La situation créée autour de la Première Guerre mondiale a été une précieuse leçon pour la bourgeoisie indienne. Elle a compris qu’elle pouvait équitablement rivaliser avec le capital britannique lorsqu’elle bénéficiait d’une protection, et que le pouvoir politique était la clé pour garantir cette protection de manière permanente.
Au-delà du discours bourgeois
Les récits officiels nous rappellent que le Congrès national indien a mené la lutte pour la liberté et l’a remportée en 1947. Cependant, ils ne précisent pas pour qui cette liberté a été obtenue. Qu’est-il advenu des ouvriers des usines, des paysans écrasés par les loyers et les dettes, ou des masses laborieuses qui ont versé leur sang dans les rues ?

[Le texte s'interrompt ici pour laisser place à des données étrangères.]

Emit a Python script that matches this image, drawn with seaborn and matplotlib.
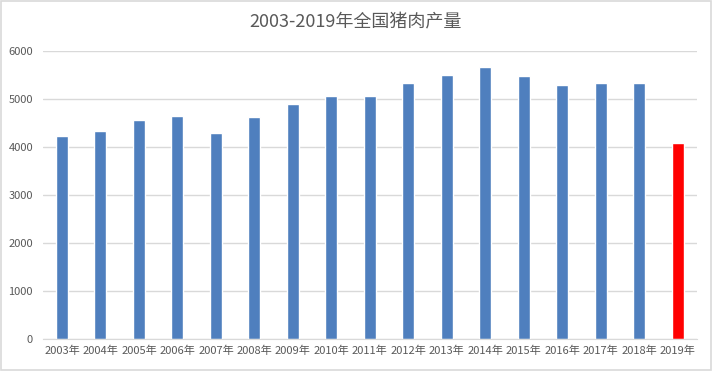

Pendant ce temps, la révolution russe a changé le cours de l’histoire humaine. Elle a prouvé que même un pays vaste et arriéré pouvait vaincre sa classe dirigeante et ses chaînes impérialistes grâce à la puissance unie des ouvriers et des paysans. Elle a inspiré des millions de personnes à travers le monde et, en Inde, quelques années plus tard, les communistes et les socialistes ont pris leur rôle d’aile consciente de la lutte pour la liberté. Ils ont lié la lutte anti-impérialiste à la lutte pour renverser le capitalisme et le féodalisme. Cependant, bien avant l’existence du Parti communiste, les révolutionnaires indiens à l’étranger – les Ghadarites – ont brandi la bannière de la rébellion armée contre les Britanniques. Bien qu’ils ne fussent pas encore marxistes, ils partageaient avec les communistes une haine de l’exploitation coloniale et une croyance en la solidarité internationale de la classe ouvrière.
Le Parti communiste indien (CPI) a été officiellement créé en 1925 à Kanpur. Dès le début, il s’est enraciné dans les luttes des ouvriers et des paysans. Il a mené des grèves dans les usines textiles de Bombay et les usines de jute du Bengale, organisé les cheminots en syndicats militants et diffusé la littérature marxiste malgré la répression coloniale brutale. Dès le début, les communistes ont explicitement indiqué que l’indépendance sous le capitalisme ne mettrait pas fin à l’exploitation. Leur objectif était une république ouvrière et paysanne.
En 1934, le Parti socialiste du Congrès (CSP) a été fondé par Jayaprakash Narayan, Acharya Narendra Deva et d’autres. Ils ont tenté de pousser le Congrès vers des réformes agraires radicales, une industrialisation dirigée par l’État et également une action directe contre l’impérialisme. Si le CSP a souvent collaboré avec les communistes dans le cadre de grèves et de luttes paysannes, sa position au sein du Congrès lui a souvent lié les mains lorsque la direction a fait des compromis avec les Britanniques ou la bourgeoisie.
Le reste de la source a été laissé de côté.